(Task statement) Print the listing from its top line through the line containing "const c = barColors[idx", nothing more, and leave out the pictures.

(Given information)
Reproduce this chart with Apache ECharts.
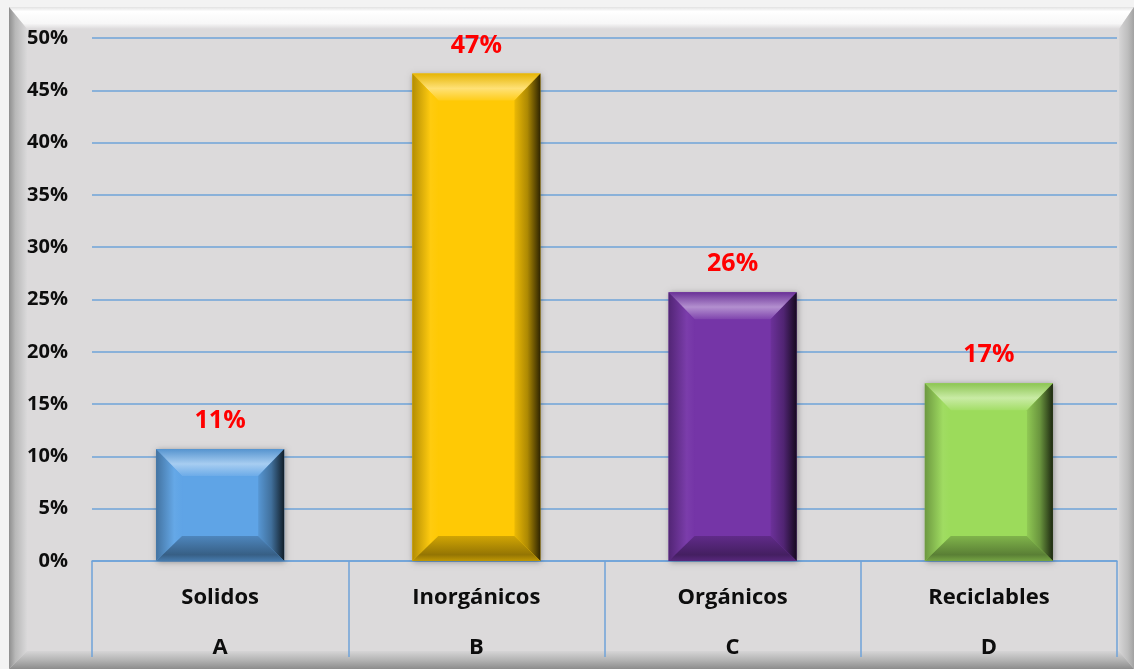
<!DOCTYPE html>
<html>
<head>
<meta charset="utf-8">
<title>Tipos de residuos</title>
<script src="https://cdn.jsdelivr.net/npm/echarts@6/dist/echarts.min.js"></script>
<style>
  html, body { margin: 0; padding: 0; background: #f3f3f3; }
  #chart { width: 1134px; height: 669px; }
</style>
</head>
<body>
<div id="chart"></div>
<script>
// Waste categories, their group letters and their share of the total
const categories = ['Solidos', 'Inorgánicos', 'Orgánicos', 'Reciclables'];
const groups = ['A', 'B', 'C', 'D'];
const shares = [0.107, 0.466, 0.257, 0.170];

// Base fill for each bar
const barColors = ['#5fa4e6', '#ffc905', '#7535a7', '#9cdb5b'];

// Value axis range
const axisMin = 0;
const axisMax = 0.5;
const axisStep = 0.05;

const FONT = '"Open Sans", Lato, sans-serif';
const GRID_BLUE = '#6fa3d9';

function parseHex(c) {
  const n = parseInt(c.slice(1), 16);
  return [(n >> 16) & 255, (n >> 8) & 255, n & 255];
}
function mix(c, target, t) {
  const a = parseHex(c), b = parseHex(target);
  const r = a.map((v, k) => Math.round(v + (b[k] - v) * t));
  return 'rgb(' + r.join(',') + ')';
}
const lighten = (c, t) => mix(c, '#ffffff', t);
const darken = (c, t) => mix(c, '#000000', t);
const pct = v => Math.round(v * 100) + '%';

// Bevelled bar: a flat centre face framed by four shaded trapezoids
function renderBevelBar(params, api) {
  const idx = api.value(0);
  const val = api.value(1);
  const top = api.coord([idx, val]);
  const base = api.coord([idx, 0]);
  const w = api.size([1, 0])[0] * 0.5;
  const x0 = top[0] - w / 2, x1 = top[0] + w / 2;
  const y0 = top[1], y1 = base[1];
  const h = y1 - y0;
  const bs = 26;
  const bt = Math.min(27, h * 0.3);
  const bb = Math.min(25, h * 0.3);
  const c = barColors[idx % barColors.length];

  const lin = (horizontal, stops) => ({
    type: 'linear', x: 0, y: 0, x2: horizontal ? 1 : 0, y2: horizontal ? 0 : 1,
    colorStops: stops.map(s => ({ offset: s[0], color: s[1] }))
  });

  return {
    type: 'group',
    children: [
      {
        type: 'rect',
        shape: { x: x0, y: y0, width: w, height: h },
        style: { fill: c, shadowBlur: 6, shadowColor: 'rgba(0,0,0,0.35)', shadowOffsetX: 1, shadowOffsetY: 1 }
      },
      {
        type: 'rect',
        shape: { x: x0 + bs, y: y0 + bt, width: w - 2 * bs, height: h - bt - bb },
        style: { fill: c }
      },
      {
        type: 'polygon',
        shape: { points: [[x0, y0], [x1, y0], [x1 - bs, y0 + bt], [x0 + bs, y0 + bt]] },
        style: { fill: lin(false, [[0, darken(c, 0.1)], [0.55, lighten(c, 0.45)], [1, lighten(c, 0.08)]]) }
      },
      {
        type: 'polygon',
        shape: { points: [[x0, y0], [x0 + bs, y0 + bt], [x0 + bs, y1 - bb], [x0, y1]] },
        style: { fill: lin(true, [[0, darken(c, 0.3)], [0.7, lighten(c, 0.04)], [1, c]]) }
      },
      {
        type: 'polygon',
        shape: { points: [[x1, y0], [x1 - bs, y0 + bt], [x1 - bs, y1 - bb], [x1, y1]] },
        style: { fill: lin(true, [[0, darken(c, 0.08)], [0.5, darken(c, 0.32)], [1, darken(c, 0.82)]]) }
      },
      {
        type: 'polygon',
        shape: { points: [[x0, y1], [x0 + bs, y1 - bb], [x1 - bs, y1 - bb], [x1, y1]] },
        style: { fill: lin(false, [[0, darken(c, 0.18)], [0.75, darken(c, 0.42)], [1, darken(c, 0.25)]]) }
      },
      {
        type: 'text',
        style: {
          text: pct(val),
          x: top[0], y: y0 - 28,
          textAlign: 'center', textVerticalAlign: 'middle',
          fill: '#ff0000',
          font: 'bold 25px ' + FONT
        }
      }
    ]
  };
}

// Bevelled outer frame of the chart panel
const FX0 = 9, FY0 = 7, FX1 = 1134, FY1 = 669;
const BL = 18, BT = 22, BR = 15, BB = 18;
function edge(points, horizontal, stops) {
  return {
    type: 'polygon', silent: true, z: -10,
    shape: { points: points },
    style: {
      fill: {
        type: 'linear', x: 0, y: 0, x2: horizontal ? 1 : 0, y2: horizontal ? 0 : 1,
        colorStops: stops.map(s => ({ offset: s[0], color: s[1] }))
      }
    }
  };
}
const frame = [
  { type: 'rect', silent: true, z: -11, shape: { x: FX0, y: FY0, width: FX1 - FX0, height: FY1 - FY0 }, style: { fill: '#dcdadb' } },
  edge([[FX0, FY0], [FX1, FY0], [FX1 - BR, FY0 + BT], [FX0 + BL, FY0 + BT]], false,
       [[0, '#e2e2e2'], [0.2, '#ffffff'], [0.75, '#f7f7f7'], [1, '#dcdadb']]),
  edge([[FX0, FY0], [FX0 + BL, FY0 + BT], [FX0 + BL, FY1 - BB], [FX0, FY1]], true,
       [[0, '#8e8e8e'], [0.35, '#b8b8b8'], [1, '#dad9da']]),
  edge([[FX1, FY0], [FX1 - BR, FY0 + BT], [FX1 - BR, FY1 - BB], [FX1, FY1]], true,
       [[0, '#d6d5d6'], [0.6, '#bdbdbd'], [1, '#a2a2a2']]),
  edge([[FX0, FY1], [FX0 + BL, FY1 - BB], [FX1 - BR, FY1 - BB], [FX1, FY1]], false,
       [[0, '#d6d5d6'], [0.5, '#b4b4b4'], [1, '#8c8c8c']])
];

const chart = echarts.init(document.getElementById('chart'), null, { renderer: 'canvas' });
chart.setOption({
  backgroundColor: 'transparent',
  animation: false,
  graphic: { elements: frame },
  grid: { left: 92, right: 17, top: 38, bottom: 108 },
  xAxis: {
    type: 'category',
    data: categories,
    boundaryGap: true,
    axisLine: { show: true, lineStyle: { color: GRID_BLUE, width: 1.5 } },
    axisTick: { show: true, interval: 0, length: 96, lineStyle: { color: GRID_BLUE, width: 1.5 } },
    axisLabel: {
      interval: 0,
      margin: 12,
      formatter: (v, i) => '{a|' + v + '}\n{b|' + groups[i] + '}',
      rich: {
        a: { fontFamily: FONT, fontWeight: 'bold', fontSize: 22, color: '#0d0d0d', lineHeight: 50 },
        b: { fontFamily: FONT, fontWeight: 'bold', fontSize: 22, color: '#0d0d0d', lineHeight: 50 }
      }
    },
    splitLine: { show: false }
  },
  yAxis: {
    type: 'value',
    min: axisMin,
    max: axisMax,
    interval: axisStep,
    axisLine: { show: false },
    axisTick: { show: false },
    axisLabel: {
      formatter: v => pct(v),
      margin: 24,
      color: '#0d0d0d',
      fontFamily: FONT,
      fontWeight: 'bold',
      fontSize: 20
    },
    splitLine: { show: true, lineStyle: { color: GRID_BLUE, width: 1.5 } }
  },
  series: [{
    type: 'custom',
    renderItem: renderBevelBar,
    encode: { x: 0, y: 1 },
    data: shares.map((v, i) => [i, v]),
    clip: false,
    z: 5
  }]
});
</script>
</body>
</html>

(Response)
Reproduce this chart with Apache ECharts.
<!DOCTYPE html>
<html>
<head>
<meta charset="utf-8">
<title>Tipos de residuos</title>
<script src="https://cdn.jsdelivr.net/npm/echarts@6/dist/echarts.min.js"></script>
<style>
  html, body { margin: 0; padding: 0; background: #f3f3f3; }
  #chart { width: 1134px; height: 669px; }
</style>
</head>
<body>
<div id="chart"></div>
<script>
// Waste categories, their group letters and their share of the total
const categories = ['Solidos', 'Inorgánicos', 'Orgánicos', 'Reciclables'];
const groups = ['A', 'B', 'C', 'D'];
const shares = [0.107, 0.466, 0.257, 0.170];

// Base fill for each bar
const barColors = ['#5fa4e6', '#ffc905', '#7535a7', '#9cdb5b'];

// Value axis range
const axisMin = 0;
const axisMax = 0.5;
const axisStep = 0.05;

const FONT = '"Open Sans", Lato, sans-serif';
const GRID_BLUE = '#6fa3d9';

function parseHex(c) {
  const n = parseInt(c.slice(1), 16);
  return [(n >> 16) & 255, (n >> 8) & 255, n & 255];
}
function mix(c, target, t) {
  const a = parseHex(c), b = parseHex(target);
  const r = a.map((v, k) => Math.round(v + (b[k] - v) * t));
  return 'rgb(' + r.join(',') + ')';
}
const lighten = (c, t) => mix(c, '#ffffff', t);
const darken = (c, t) => mix(c, '#000000', t);
const pct = v => Math.round(v * 100) + '%';

// Bevelled bar: a flat centre face framed by four shaded trapezoids
function renderBevelBar(params, api) {
  const idx = api.value(0);
  const val = api.value(1);
  const top = api.coord([idx, val]);
  const base = api.coord([idx, 0]);
  const w = api.size([1, 0])[0] * 0.5;
  const x0 = top[0] - w / 2, x1 = top[0] + w / 2;
  const y0 = top[1], y1 = base[1];
  const h = y1 - y0;
  const bs = 26;
  const bt = Math.min(27, h * 0.3);
  const bb = Math.min(25, h * 0.3);
  const c = barColors[idx % barColors.length];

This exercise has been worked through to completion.